*EXERCISE OBJECTIVE*
Write out every line of the material as it stands, apart from the pictures.
─── SOURCE MATERIAL
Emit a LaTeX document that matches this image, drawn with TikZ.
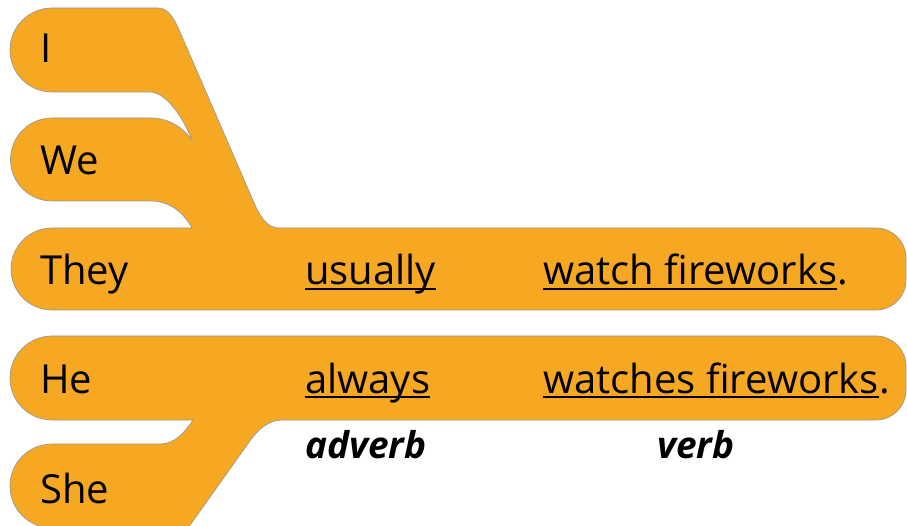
\documentclass[tikz,border=0pt]{standalone}
\usepackage{fontspec}
\setmainfont{Open Sans}
\definecolor{barorange}{RGB}{247,168,35}
\tikzset{
	bar/.style={fill=barorange, draw=black!40, line width=0.7pt},
	word/.style={anchor=base west, inner sep=0pt, font=\fontsize{40}{44}\selectfont},
	tag/.style={anchor=base west, inner sep=0pt, font=\fontsize{37}{40}\selectfont\bfseries\itshape},
	uline/.style={line width=1.8pt}
}
\begin{document}
\begin{tikzpicture}[x=1pt, y=-1pt]
	\useasboundingbox (0,0) rectangle (907,526);

	% I, We and They run into one bar
	\draw[bar] (52,8) -- (158,8) .. controls (168,8) and (174,18) .. (180,32)
		-- (255,205) .. controls (262,220) and (268,228) .. (280,228)
		-- (876,228) arc[start angle=90, end angle=0, radius=30pt]
		-- (906,280) arc[start angle=0, end angle=-90, radius=30pt]
		-- (52,310) arc[start angle=270, end angle=90, radius=41pt]
		-- (192,228) .. controls (183,212) and (170,201) .. (150,201)
		-- (52,201) arc[start angle=270, end angle=90, radius=41.5pt]
		-- (150,118) .. controls (170,118) and (183,128) .. (192,140)
		.. controls (182,115) and (165,92) .. (150,92)
		-- (52,92) arc[start angle=270, end angle=90, radius=42pt] -- cycle;

	% He and She
	\draw[bar] (52,336) -- (876,336) arc[start angle=90, end angle=0, radius=30pt]
		-- (906,390) arc[start angle=0, end angle=-90, radius=30pt]
		-- (283,420) .. controls (266,420) and (256,432) .. (247,445)
		-- (188,528) -- (52,528) arc[start angle=270, end angle=90, radius=42pt]
		-- (160,444) .. controls (175,444) and (185,432) .. (193,420)
		-- (52,420) arc[start angle=270, end angle=90, radius=42pt] -- cycle;

	\node[word] (i) at (40,63) {I};
	\node[word] (we) at (40,175) {We};
	\node[word] (they) at (40,285) {They};
	\node[word] (he) at (40,393) {He};
	\node[word] (she) at (40,503) {She};

	\node[word] (usually) at (305,285) {usually};
	\node[word] (watch) at (543,285) {watch fireworks};
	\node[word] (dot1) at (watch.base east) {.};
	\node[word] (always) at (305,393) {always};
	\node[word] (watches) at (543,393) {watches fireworks};
	\node[word] (dot2) at (watches.base east) {.};

	\foreach \w in {usually, watch, always, watches}
		\draw[uline] ([yshift=-4pt]\w.base west) -- ([yshift=-4pt]\w.base east);

	\node[tag] (adverb) at (305,458) {adverb};
	\node[tag] (verb) at (657,458) {verb};
\end{tikzpicture}
\end{document}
──────
*WRITTEN REPLY*
Emit a LaTeX document that matches this image, drawn with TikZ.
\documentclass[tikz,border=0pt]{standalone}
\usepackage{fontspec}
\setmainfont{Open Sans}
\definecolor{barorange}{RGB}{247,168,35}
\tikzset{
	bar/.style={fill=barorange, draw=black!40, line width=0.7pt},
	word/.style={anchor=base west, inner sep=0pt, font=\fontsize{40}{44}\selectfont},
	tag/.style={anchor=base west, inner sep=0pt, font=\fontsize{37}{40}\selectfont\bfseries\itshape},
	uline/.style={line width=1.8pt}
}
\begin{document}
\begin{tikzpicture}[x=1pt, y=-1pt]
	\useasboundingbox (0,0) rectangle (907,526);

	% I, We and They run into one bar
	\draw[bar] (52,8) -- (158,8) .. controls (168,8) and (174,18) .. (180,32)
		-- (255,205) .. controls (262,220) and (268,228) .. (280,228)
		-- (876,228) arc[start angle=90, end angle=0, radius=30pt]
		-- (906,280) arc[start angle=0, end angle=-90, radius=30pt]
		-- (52,310) arc[start angle=270, end angle=90, radius=41pt]
		-- (192,228) .. controls (183,212) and (170,201) .. (150,201)
		-- (52,201) arc[start angle=270, end angle=90, radius=41.5pt]
		-- (150,118) .. controls (170,118) and (183,128) .. (192,140)
		.. controls (182,115) and (165,92) .. (150,92)
		-- (52,92) arc[start angle=270, end angle=90, radius=42pt] -- cycle;

	% He and She
	\draw[bar] (52,336) -- (876,336) arc[start angle=90, end angle=0, radius=30pt]
		-- (906,390) arc[start angle=0, end angle=-90, radius=30pt]
		-- (283,420) .. controls (266,420) and (256,432) .. (247,445)
		-- (188,528) -- (52,528) arc[start angle=270, end angle=90, radius=42pt]
		-- (160,444) .. controls (175,444) and (185,432) .. (193,420)
		-- (52,420) arc[start angle=270, end angle=90, radius=42pt] -- cycle;

	\node[word] (i) at (40,63) {I};
	\node[word] (we) at (40,175) {We};
	\node[word] (they) at (40,285) {They};
	\node[word] (he) at (40,393) {He};
	\node[word] (she) at (40,503) {She};

	\node[word] (usually) at (305,285) {usually};
	\node[word] (watch) at (543,285) {watch fireworks};
	\node[word] (dot1) at (watch.base east) {.};
	\node[word] (always) at (305,393) {always};
	\node[word] (watches) at (543,393) {watches fireworks};
	\node[word] (dot2) at (watches.base east) {.};

	\foreach \w in {usually, watch, always, watches}
		\draw[uline] ([yshift=-4pt]\w.base west) -- ([yshift=-4pt]\w.base east);

	\node[tag] (adverb) at (305,458) {adverb};
	\node[tag] (verb) at (657,458) {verb};
\end{tikzpicture}
\end{document}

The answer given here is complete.